15 December 2010

Worlds Are Colliding

From Tom De Haven’s authorized novel It’s Superman!:

Clark Kent is more than just passingly familiar with robots.

As a boy, he read all of L. Frank Baum’s Oz novels, and from his introduction in Ozma of Oz, Tik-Tok the Clockwork Man became Clark’s favorite of all the series characters.
I’m still mulling over the rest of It’s Superman! Usually the tension in Superman coming-of-age stories is between Smallville and Metropolis. De Haven takes the whole country as his setting, with episodes in Hollywood and elsewhere, and Clark and Lois ending up in La Guardia’s New York instead of its shiny comic-book stand-in.

Among other touches I think are new is Clark as science-fiction fan. A Kansas boy of the 1920s reading the Oz books makes sense. Clark writing sci-fi stories like Jerry Siegel—that made me pause.


Richard Bensam said...

It's not entirely new. In Elliot S! Maggin's Superman novel Miracle Monday, we learn that a fifteen year old Clark Kent was so impressed with The Martian Chronicles he flew to California to meet Ray Bradbury. The relevant excerpt is quoted here. (N.B.: There's more to Clark's encounter with Bradbury in the novel than is quoted in that article.)

J. L. Bell said...

I was hoping a Superman guy would comment on that detail!

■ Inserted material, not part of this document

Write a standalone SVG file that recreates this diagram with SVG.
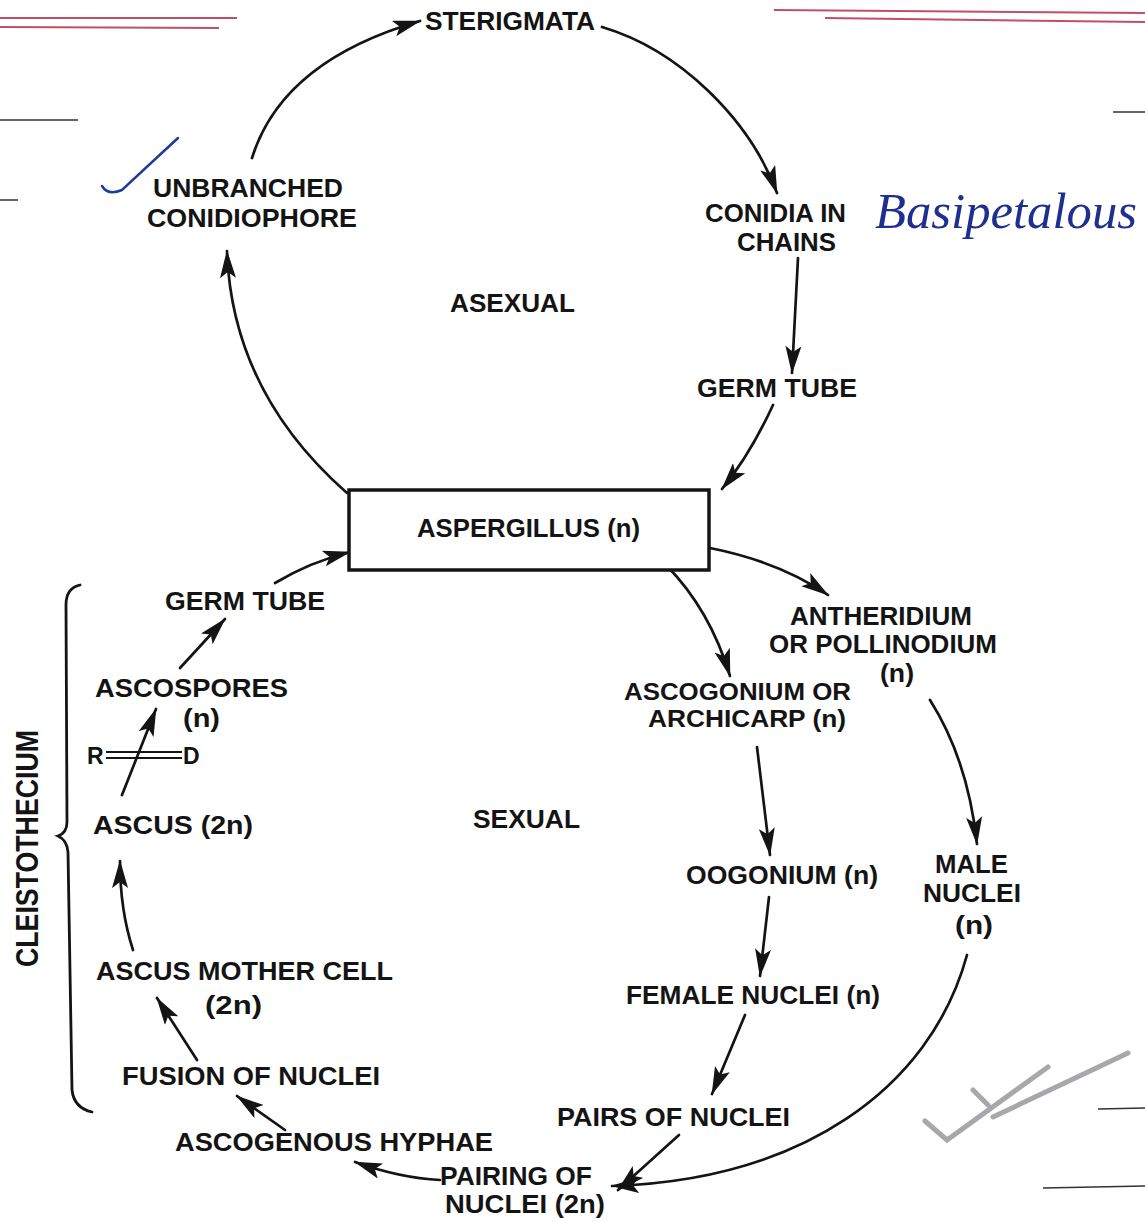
<svg xmlns="http://www.w3.org/2000/svg" width="1145" height="1222" viewBox="0 0 1145 1222">
<defs>
<style>
.t{font-family:"Liberation Sans",Arial,sans-serif;font-weight:bold;font-size:26px;fill:#141414}
.s{font-size:23px}
.c{fill:none;stroke:#141414;stroke-width:2.7;stroke-linecap:round}
.red{fill:none;stroke:#c0506a;stroke-width:2}
</style>
<marker id="ah" viewBox="0 0 28 16" refX="27" refY="8" markerWidth="28" markerHeight="16" markerUnits="userSpaceOnUse" orient="auto">
<path d="M0,0 L28,8 L0,16 L6,8 z" fill="#141414"/>
</marker>
</defs>
<rect width="1145" height="1222" fill="#ffffff"/>

<g id="page-marks">
<path class="red" d="M0 18 L237 18 M0 27 L219 28 M774 10 L1145 13 M825 18 L1145 22"/>
<path fill="none" stroke="#333" stroke-width="1.5" d="M0 120 L78 120 M0 200 L18 200 M1113 112 L1145 112 M1098 1109 L1145 1108 M1043 1188 L1145 1186"/>
<path fill="none" stroke="#8a8a90" stroke-width="5" stroke-linecap="round" opacity="0.75" d="M925 1121 L947 1140 L1048 1067 M993 1117 L1128 1053 M973 1090 L988 1105"/>
<path fill="none" stroke="#1f3a9a" stroke-width="2.5" stroke-linecap="round" d="M102 186 Q108 196 122 190 L178 138"/>
<text x="875" y="228" textLength="262" lengthAdjust="spacingAndGlyphs" style="font-family:'Liberation Serif',serif;font-style:italic;font-size:50px;fill:#1f2f8f">Basipetalous</text>
</g>

<g id="connectors">
<path class="c" marker-end="url(#ah)" d="M347 493 Q232 392 227 251"/>
<path class="c" marker-end="url(#ah)" d="M252 158 C270 100 320 50 420 21"/>
<path class="c" marker-end="url(#ah)" d="M602 27 C680 50 750 120 777 193"/>
<path class="c" marker-end="url(#ah)" d="M798 258 L792 373"/>
<path class="c" marker-end="url(#ah)" d="M773 405 Q750 455 722 489"/>
<path class="c" marker-end="url(#ah)" d="M710 548 Q780 562 828 595"/>
<path class="c" marker-end="url(#ah)" d="M667 566 Q710 610 730 676"/>
<path class="c" marker-end="url(#ah)" d="M930 700 Q968 760 977 844"/>
<path class="c" marker-end="url(#ah)" d="M757 747 L770 855"/>
<path class="c" marker-end="url(#ah)" d="M769 897 L760 976"/>
<path class="c" marker-end="url(#ah)" d="M745 1015 L712 1094"/>
<path class="c" marker-end="url(#ah)" d="M679 1135 L618 1190"/>
<path class="c" marker-end="url(#ah)" d="M967 955 C930 1090 800 1180 612 1186"/>
<path class="c" marker-end="url(#ah)" d="M440 1180 Q400 1178 355 1162"/>
<path class="c" marker-end="url(#ah)" d="M285 1130 L237 1096"/>
<path class="c" marker-end="url(#ah)" d="M197 1060 L157 998"/>
<path class="c" marker-end="url(#ah)" d="M133 950 Q120 910 120 861"/>
<path class="c" marker-end="url(#ah)" d="M122 795 L156 709"/>
<path class="c" marker-end="url(#ah)" d="M180 668 L225 619"/>
<path class="c" marker-end="url(#ah)" d="M275 583 Q310 562 350 552"/>
</g>

<g id="node-sterigmata"><text class="t" x="425" y="30" textLength="170" lengthAdjust="spacingAndGlyphs">STERIGMATA</text></g>
<g id="node-unbranched">
<text class="t" x="153" y="197" textLength="190" lengthAdjust="spacingAndGlyphs">UNBRANCHED</text>
<text class="t" x="147" y="227" textLength="210" lengthAdjust="spacingAndGlyphs">CONIDIOPHORE</text>
</g>
<g id="node-conidia">
<text class="t" x="705" y="222" textLength="141" lengthAdjust="spacingAndGlyphs">CONIDIA IN</text>
<text class="t" x="737" y="251" textLength="99" lengthAdjust="spacingAndGlyphs">CHAINS</text>
</g>
<g id="label-asexual"><text class="t" x="450" y="312" textLength="125" lengthAdjust="spacingAndGlyphs">ASEXUAL</text></g>
<g id="node-germtube1"><text class="t" x="697" y="397" textLength="160" lengthAdjust="spacingAndGlyphs">GERM TUBE</text></g>
<g id="node-aspergillus">
<rect x="349" y="490" width="360" height="80" fill="#fff" stroke="#141414" stroke-width="3.5"/>
<text class="t" x="417" y="537" textLength="223" lengthAdjust="spacingAndGlyphs">ASPERGILLUS (n)</text>
</g>
<g id="node-antheridium">
<text class="t" x="790" y="625" textLength="182" lengthAdjust="spacingAndGlyphs">ANTHERIDIUM</text>
<text class="t" x="769" y="653" textLength="228" lengthAdjust="spacingAndGlyphs">OR POLLINODIUM</text>
<text class="t" x="880" y="682" textLength="34" lengthAdjust="spacingAndGlyphs">(n)</text>
</g>
<g id="node-ascogonium">
<text class="t s" x="624" y="700" textLength="227" lengthAdjust="spacingAndGlyphs">ASCOGONIUM OR</text>
<text class="t s" x="648" y="727" textLength="198" lengthAdjust="spacingAndGlyphs">ARCHICARP (n)</text>
</g>
<g id="node-male">
<text class="t" x="935" y="873" textLength="73" lengthAdjust="spacingAndGlyphs">MALE</text>
<text class="t" x="923" y="902" textLength="98" lengthAdjust="spacingAndGlyphs">NUCLEI</text>
<text class="t" x="955" y="934" textLength="38" lengthAdjust="spacingAndGlyphs">(n)</text>
</g>
<g id="node-oogonium"><text class="t" x="686" y="884" textLength="192" lengthAdjust="spacingAndGlyphs">OOGONIUM (n)</text></g>
<g id="node-female"><text class="t" x="626" y="1004" textLength="254" lengthAdjust="spacingAndGlyphs">FEMALE NUCLEI (n)</text></g>
<g id="node-pairs"><text class="t" x="557" y="1126" textLength="233" lengthAdjust="spacingAndGlyphs">PAIRS  OF NUCLEI</text></g>
<g id="node-pairing">
<text class="t" x="440" y="1185" textLength="152" lengthAdjust="spacingAndGlyphs">PAIRING OF</text>
<text class="t" x="445" y="1213" textLength="160" lengthAdjust="spacingAndGlyphs">NUCLEI (2n)</text>
</g>
<g id="node-ascogenous"><text class="t" x="175" y="1151" textLength="318" lengthAdjust="spacingAndGlyphs">ASCOGENOUS HYPHAE</text></g>
<g id="node-fusion"><text class="t" x="122" y="1085" textLength="258" lengthAdjust="spacingAndGlyphs">FUSION OF NUCLEI</text></g>
<g id="node-ascus-mother">
<text class="t" x="96" y="980" textLength="297" lengthAdjust="spacingAndGlyphs">ASCUS MOTHER CELL</text>
<text class="t" x="205" y="1014" textLength="57" lengthAdjust="spacingAndGlyphs">(2n)</text>
</g>
<g id="node-ascus"><text class="t" x="93" y="834" textLength="160" lengthAdjust="spacingAndGlyphs">ASCUS (2n)</text></g>
<g id="node-rd">
<text class="t" x="87" y="764" style="font-size:23px">R</text>
<path d="M106 752 L182 752 M106 758 L182 758" stroke="#141414" stroke-width="2" fill="none"/>
<text class="t" x="183" y="764" style="font-size:23px">D</text>
</g>
<g id="node-ascospores">
<text class="t" x="95" y="697" textLength="193" lengthAdjust="spacingAndGlyphs">ASCOSPORES</text>
<text class="t" x="183" y="727" textLength="37" lengthAdjust="spacingAndGlyphs">(n)</text>
</g>
<g id="node-germtube2"><text class="t" x="165" y="610" textLength="160" lengthAdjust="spacingAndGlyphs">GERM TUBE</text></g>
<g id="label-sexual"><text class="t" x="473" y="828" textLength="107" lengthAdjust="spacingAndGlyphs">SEXUAL</text></g>
<g id="cleistothecium">
<path fill="none" stroke="#141414" stroke-width="2.8" stroke-linecap="round" d="M80 585 Q66 588 66 605 L67 822 Q67 833 58 836 Q67 840 68 852 L72 1090 Q74 1108 92 1112"/>
<text class="t" transform="translate(38,967) rotate(-90)" x="0" y="0" textLength="237" lengthAdjust="spacingAndGlyphs" style="font-size:31px">CLEISTOTHECIUM</text>
</g>
</svg>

It fits with our modern conception of what it would mean for Clark to be a nerd, but I wasn’t so sure it worked thematically in It’s Superman! The Clark in this book is embarrassed about his mysterious powers and origin, but I kept thinking that a young sci-fi reader and writer would be more excited about the possibilities.

But perhaps De Haven meant that writing—which comes before Clark learns details about the Kents finding him—to signify Clark’s true nature bubbling to the surface.

Richard Bensam said...

I haven't read It's Superman...but while Clark Kent writing SF sounds like a step too far into cutesy self-referentiality, the idea of young Clark trying his hand at writing is not a bad idea at all, especially if one were looking to justify/explain/foreshadow his later career as a newspaperman.

J. L. Bell said...

The novel shows Clark struggling as a reporter at his home-town newspaper, which makes perfect sense to me. Then he takes some years off from writing before trying to become a reporter in New York.

Unlike the comics of the 1950s, this Clark never goes to college or has a mermaid girlfriend. Instead—and I think this is the departure from the “canon” that made me wonder the most—he bums around Depression-era America, developing his super skills, with a photographer who’s an old boyfriend of Lois Lane.